This exhibition in Stella Art Foundation's space on Mytnaya Street marks the first solo showing of a 2009 installation by the leading Russian media art group Bluesoup (Alexey Dobrov, Daniil Lebedev, Alexander Lobanov, and Valery Patkonen). The work is a film depicting an endless ocean expanse cut in two by a visible boundary, and is part of the Foundation's collection.
Bluesoup on their work:
“This work is about boundaries and borders, both seen and unseen, and the possibility (or impossibility) of breaking them down and crossing them.
On the one hand, most of the world’s cultures conceive all rivers, seas, and oceans as some kind of single essence. It is all Water (as a universal mythological element), the seven seas, the hydrosphere.

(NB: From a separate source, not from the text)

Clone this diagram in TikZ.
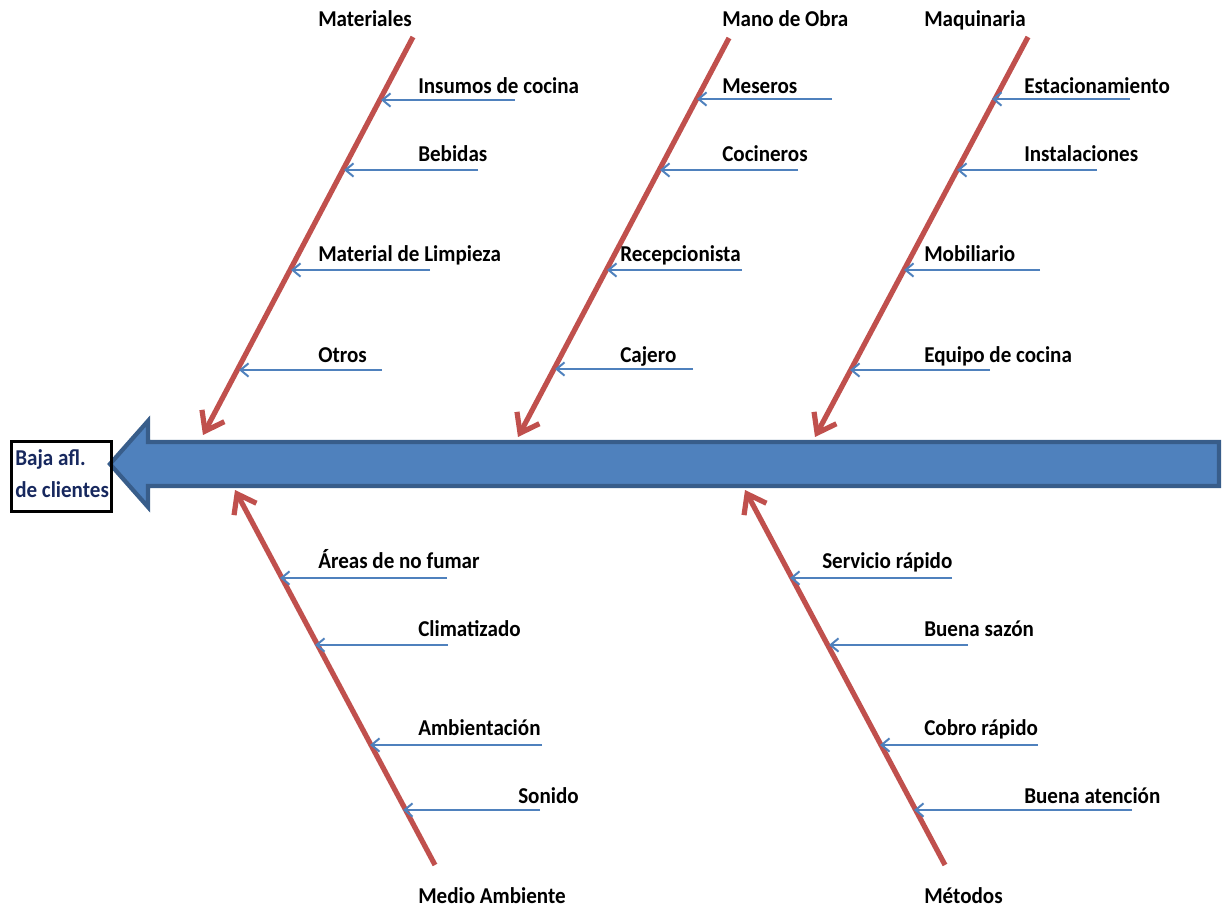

On the other hand (and this is a scientifically proven fact), for all the currents, waves, storms, and tides, the sea and the ocean are not mixed together when they meet: their contents, temperature, density, and other physical and chemical properties remain unchanged for both, as if unseen boundaries were drawn between them.
Likewise, this double essence of the Sea (Water) is a universal metaphor for man, his being, his possibilities — some boundaries and barriers are firmly drawn and built, but can be fragile, or porous, while others are unseen and inconceivable, but nonetheless insurmountable.”